How he was going to avoid the doctor ordering unnecessary tests I really didn't know, but a far more pressing problem was how he was going to raise the money to build the lab in the first place.
During the three hour journey to his destination we chatted happily, the conversation covering environmental degradation, the evil Mr Modi stirring up hatred between Muslim and Hindu, out of control population expansion in India and his concern for his little two year old daughter, in a country where girls were never safe.
"I want to send her out of India," he told me.
"And your wife?" I asked him.
"She can't work, although she is a dentist by profession, because our child is two."

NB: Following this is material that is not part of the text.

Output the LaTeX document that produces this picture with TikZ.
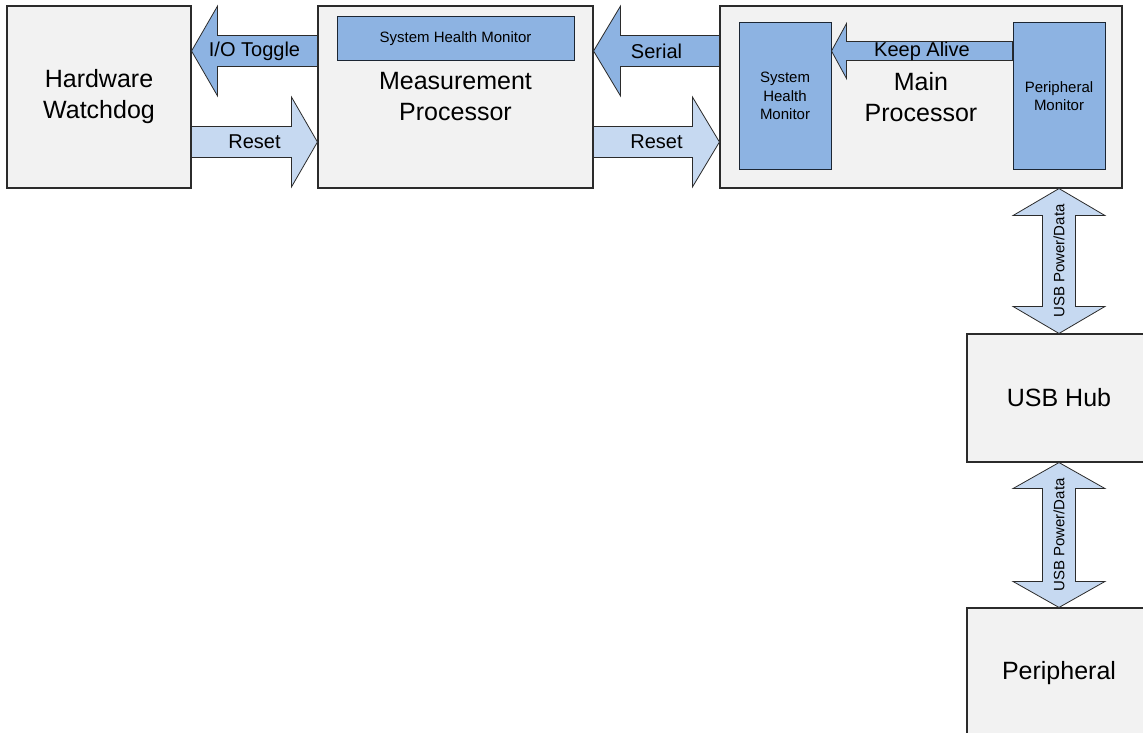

"She must be bored and frustrated."
"And my mother interferes with the child care, bosses my wife around all the time."
" It must be very hard for her."
"Yes. It's the Indian custom that the son looks after his mother. It's hard for his wife. Sometimes when my wife is really fed up I send her home to her parents for a break, or I take her away somewhere, leaving my mother behind."
After he left, a loud family of Sikhs, all shouting at the same time, got into the compartment. I retreated to the top bunk.
We arrived in Haridwar at four in the afternoon. For once I allowed a porter to carry my big suitcase on his head, up the staircase and over the platforms. By the time we left the station touts were circling round us like a swarm of mosquitoes, offering rickshaws to Laxman Jhula for 500 rupees. I laughed at them. My porter proudly carrying my suitcase on his head, despite the fact that we were now on flat ground and the suitcase had wheels, continued walking beside me out of the station, ignoring my suggestions that he put the suitcase down. He smiled as I fended off the touts, now grown into a bigger, fiercer band of snapping crocodiles, all in agreement that rickshaws to Laxman Jhula cost five hundred rupees.
"No way," I countered "shared rickshaw."
"No shared rickshaw," they chorused.
Eventually I persuaded the porter to put the suitcase down, pulling it behind me out into the main road, where the contest of words continued:
"Shared rickshaw."
"No shared rickshaw."
Until a shared rickshaw drew up, squeezed me and my suitcase in, leaving the touts still shouting
"More comfortable rickshaw," pointing to an empty one, as I left.
It was a long walk down hill from the rickshaw stand in Laxman Jhula, Rishikesh, on bumpy, twisting roads. Just as I reached the point where I needed to start looking for my hotel, Angelica called out. She had booked me a room in a hotel at the end of a narrow allay, which I might never have found if we had not met.
The day ended happily in Little Buddha cafe surrounded by friends.
Next day Angelica and I walked up the steep hill through the forest until we were looking down on Rishikesh from above.